4. Data Transformation
Data transformation involves converting data from one format to another or modifying its structure. Shell scripts can be used to automate these transformations.
Example:
Transforming data by converting all text to uppercase:
#!/bin/bash
INPUT_FILE="data.txt"
OUTPUT_FILE="output.txt"
tr '[:lower:]' '[:upper:]' < "$INPUT_FILE" > "$OUTPUT_FILE"
5. Data Aggregation
Data aggregation involves combining data from multiple sources or records to produce a summary. Shell scripts can automate the aggregation of data for reporting and analysis.
Example:
Aggregating data from multiple CSV files:
#!/bin/bash
OUTPUT_FILE="aggregate.csv"
echo "Header" > $OUTPUT_FILE
for file in data*.csv
do
tail -n +2 "$file" >> $OUTPUT_FILE
done
6. Data Filtering
Data filtering involves selecting specific data based on certain criteria. Shell scripts can automate the filtering of data to extract relevant information.
Example:
Filtering data to select records that match a pattern:
#!/bin/bash
INPUT_FILE="data.txt"
grep "pattern" "$INPUT_FILE"
7. Data Analysis
Data analysis involves examining data to discover patterns, trends, and insights. Shell scripts can automate the analysis process, making it easier to process large datasets.
Example:
Analyzing data to calculate the sum of a column in a CSV file:
#!/bin/bash
INPUT_FILE="data.csv"
awk -F, '{sum += $1} END {print "Sum:", sum}' "$INPUT_FILE"
8. Data Visualization
Data visualization involves creating graphical representations of data to communicate insights.

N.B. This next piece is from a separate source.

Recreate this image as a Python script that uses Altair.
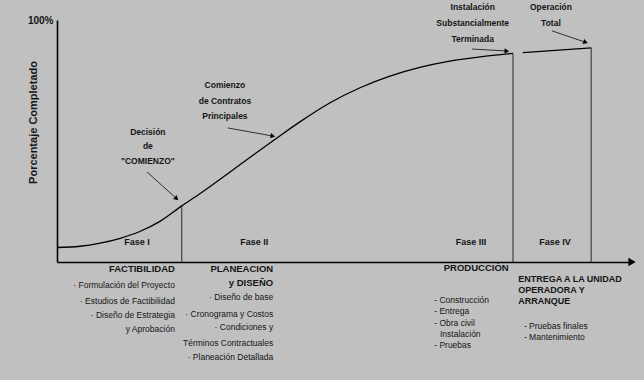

Shell scripts can generate visualizations using tools like gnuplot or other command-line utilities.
Example:
Generating a simple plot using gnuplot:
#!/bin/bash
gnuplot -e "set terminal png; set output 'output.png'; plot 'data.txt' using 1:2 with lines"
9. Scheduling Data Processing Tasks
Cron jobs can be used to schedule shell scripts to run at specific times or intervals, automating regular data processing tasks.
Example:
Scheduling a data processing script to run daily:
# Edit the crontab file
crontab -e
# Add the following line to schedule the script
0 2 * * * /path/to/data_processing_script.sh
10. Conclusion
Shell scripting is an invaluable tool for automating data processing tasks, enabling you to efficiently extract, transform, aggregate, filter, analyze, and visualize data. By mastering shell scripting, you can streamline your data processing workflow and gain valuable insights from your data.